I’ve speculated that Dyche might try something which David Moyes did when he was faced with a similar situation and push a midfielder with the size and strength up front to provide a focul point.
But Im guessing tomorrow’s game would probably be too soon to try something that different.
In terms of other areas of the team it would seem a 4-4-2 formation would be the best option assuming that Dyche does start with two forwards. So, one of the central midfielders would have to be sacrificed.
Everton need to be full of drive and determination and be on the front foot from the start, pressing and harrassing Leeds into mistakes hoping for an early goal. They also need the maximum amount of width and balls into the forwards as posssible.
So ideally, I would like Nathan Patterson back as Seamus Coleman simply doesn’t have the legs anymore to provide that energy and overlapping threat from full-back.
Unfortunately, the Scot is still some way off fitness so it looks like it will be Coleman. Assuming Alex Iwobi continues on the right he must then provide that attacking impetus.

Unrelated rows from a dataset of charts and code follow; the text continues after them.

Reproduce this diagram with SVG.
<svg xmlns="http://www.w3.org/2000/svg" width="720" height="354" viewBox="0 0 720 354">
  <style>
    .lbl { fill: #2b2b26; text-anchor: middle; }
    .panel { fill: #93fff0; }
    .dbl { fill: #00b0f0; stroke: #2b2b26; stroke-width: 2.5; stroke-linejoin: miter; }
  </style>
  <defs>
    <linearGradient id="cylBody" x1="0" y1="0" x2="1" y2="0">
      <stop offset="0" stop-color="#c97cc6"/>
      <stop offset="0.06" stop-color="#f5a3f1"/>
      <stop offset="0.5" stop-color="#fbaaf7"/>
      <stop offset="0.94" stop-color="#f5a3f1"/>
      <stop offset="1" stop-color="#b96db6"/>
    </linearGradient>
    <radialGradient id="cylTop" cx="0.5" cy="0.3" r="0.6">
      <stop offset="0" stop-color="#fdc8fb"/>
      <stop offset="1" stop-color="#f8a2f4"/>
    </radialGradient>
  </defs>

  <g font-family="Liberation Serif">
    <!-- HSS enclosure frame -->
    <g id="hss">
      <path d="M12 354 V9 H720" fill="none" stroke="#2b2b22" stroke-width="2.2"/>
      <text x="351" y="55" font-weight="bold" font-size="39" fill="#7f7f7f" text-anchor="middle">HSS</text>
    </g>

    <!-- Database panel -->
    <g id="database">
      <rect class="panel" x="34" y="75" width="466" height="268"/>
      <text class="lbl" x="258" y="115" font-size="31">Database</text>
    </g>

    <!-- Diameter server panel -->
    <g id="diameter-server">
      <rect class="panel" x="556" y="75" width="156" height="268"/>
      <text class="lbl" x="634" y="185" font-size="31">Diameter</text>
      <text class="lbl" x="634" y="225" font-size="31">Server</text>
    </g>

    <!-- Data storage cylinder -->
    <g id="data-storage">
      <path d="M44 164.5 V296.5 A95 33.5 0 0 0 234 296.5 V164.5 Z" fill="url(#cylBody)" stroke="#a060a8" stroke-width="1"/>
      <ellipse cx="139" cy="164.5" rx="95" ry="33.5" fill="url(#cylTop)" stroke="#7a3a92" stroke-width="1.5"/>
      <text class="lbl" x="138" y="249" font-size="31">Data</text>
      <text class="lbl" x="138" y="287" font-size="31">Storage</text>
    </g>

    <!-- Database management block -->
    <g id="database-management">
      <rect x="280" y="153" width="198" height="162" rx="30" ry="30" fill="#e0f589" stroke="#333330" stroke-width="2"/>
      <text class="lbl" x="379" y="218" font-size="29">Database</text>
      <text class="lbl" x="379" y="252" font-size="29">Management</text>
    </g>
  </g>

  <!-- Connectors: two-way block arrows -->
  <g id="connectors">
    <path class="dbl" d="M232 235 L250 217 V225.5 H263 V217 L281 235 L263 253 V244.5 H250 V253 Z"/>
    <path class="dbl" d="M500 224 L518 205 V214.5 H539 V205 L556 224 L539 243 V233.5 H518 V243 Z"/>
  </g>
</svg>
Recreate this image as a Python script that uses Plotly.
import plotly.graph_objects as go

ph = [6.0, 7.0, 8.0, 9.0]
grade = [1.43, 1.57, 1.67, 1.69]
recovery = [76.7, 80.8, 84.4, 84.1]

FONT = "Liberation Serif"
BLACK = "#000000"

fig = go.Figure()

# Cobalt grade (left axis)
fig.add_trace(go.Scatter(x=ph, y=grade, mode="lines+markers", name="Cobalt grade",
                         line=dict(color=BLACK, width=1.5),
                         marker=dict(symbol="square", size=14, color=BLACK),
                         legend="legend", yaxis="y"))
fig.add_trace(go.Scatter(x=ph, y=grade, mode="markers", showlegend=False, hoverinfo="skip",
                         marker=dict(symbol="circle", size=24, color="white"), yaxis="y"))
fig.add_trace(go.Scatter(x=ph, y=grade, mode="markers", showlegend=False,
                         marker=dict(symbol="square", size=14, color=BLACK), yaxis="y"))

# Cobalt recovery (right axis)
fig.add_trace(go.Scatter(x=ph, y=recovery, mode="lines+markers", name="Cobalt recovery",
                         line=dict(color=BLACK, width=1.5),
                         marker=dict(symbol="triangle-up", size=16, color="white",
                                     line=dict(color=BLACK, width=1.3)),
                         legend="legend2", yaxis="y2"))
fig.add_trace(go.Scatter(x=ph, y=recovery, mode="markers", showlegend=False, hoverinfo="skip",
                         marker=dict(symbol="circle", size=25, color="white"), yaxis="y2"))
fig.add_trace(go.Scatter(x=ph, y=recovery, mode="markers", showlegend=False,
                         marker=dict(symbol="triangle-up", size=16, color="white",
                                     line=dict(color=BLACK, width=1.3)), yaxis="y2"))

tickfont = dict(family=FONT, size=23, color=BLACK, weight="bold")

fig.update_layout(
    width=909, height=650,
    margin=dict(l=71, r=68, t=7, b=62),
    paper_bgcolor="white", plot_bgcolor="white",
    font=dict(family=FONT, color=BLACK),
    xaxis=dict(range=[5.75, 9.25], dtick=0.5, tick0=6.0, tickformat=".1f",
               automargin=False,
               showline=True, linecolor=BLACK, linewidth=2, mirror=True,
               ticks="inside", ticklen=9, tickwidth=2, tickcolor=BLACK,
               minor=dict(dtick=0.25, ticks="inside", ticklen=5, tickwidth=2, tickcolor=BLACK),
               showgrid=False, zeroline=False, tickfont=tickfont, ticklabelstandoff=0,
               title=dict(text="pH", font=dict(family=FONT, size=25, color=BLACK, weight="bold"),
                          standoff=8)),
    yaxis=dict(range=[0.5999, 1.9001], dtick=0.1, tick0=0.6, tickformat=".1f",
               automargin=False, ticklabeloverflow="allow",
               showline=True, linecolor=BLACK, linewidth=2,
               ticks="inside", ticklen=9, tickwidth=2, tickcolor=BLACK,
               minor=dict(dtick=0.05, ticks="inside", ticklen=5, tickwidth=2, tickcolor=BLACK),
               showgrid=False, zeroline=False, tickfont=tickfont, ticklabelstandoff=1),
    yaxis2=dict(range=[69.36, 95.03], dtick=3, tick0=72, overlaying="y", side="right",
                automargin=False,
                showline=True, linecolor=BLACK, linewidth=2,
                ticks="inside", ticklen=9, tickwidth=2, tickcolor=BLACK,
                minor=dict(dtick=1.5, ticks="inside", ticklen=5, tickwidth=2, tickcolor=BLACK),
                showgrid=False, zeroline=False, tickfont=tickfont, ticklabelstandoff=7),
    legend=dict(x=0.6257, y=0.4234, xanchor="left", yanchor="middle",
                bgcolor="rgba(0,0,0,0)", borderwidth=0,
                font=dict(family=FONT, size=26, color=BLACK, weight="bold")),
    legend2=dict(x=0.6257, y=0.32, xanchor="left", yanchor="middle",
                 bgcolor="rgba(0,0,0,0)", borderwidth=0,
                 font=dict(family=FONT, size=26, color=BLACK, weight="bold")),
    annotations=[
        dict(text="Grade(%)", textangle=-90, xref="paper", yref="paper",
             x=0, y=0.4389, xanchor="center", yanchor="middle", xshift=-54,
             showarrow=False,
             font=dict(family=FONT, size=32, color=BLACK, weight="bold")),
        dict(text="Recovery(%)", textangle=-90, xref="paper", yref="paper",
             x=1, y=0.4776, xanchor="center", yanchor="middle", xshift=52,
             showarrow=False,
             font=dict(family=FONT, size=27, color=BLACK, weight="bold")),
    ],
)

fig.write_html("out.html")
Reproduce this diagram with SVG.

As an alternative at left-back and although he was largely annoymous at Anfield, I would try Dwight McNeil as Vitalii Mykolenko offers so little, especially going forward. McNeil might at least provide a bit more of an attacking outlet.
If Dyche then plays Gray in front of McNeil, perhaps that might work allowing Gray to come inside and provide direct support to Simms and Maupay. I don’t know it’s all so uncertain.
The reality is Dyche is going to have to become a sort of alchemist and attempt to turn base metal into gold if this inadequate and malfunctioning team is going to secure enough points and avioid relegation this season. It starts in earnest tomorrow afternoon.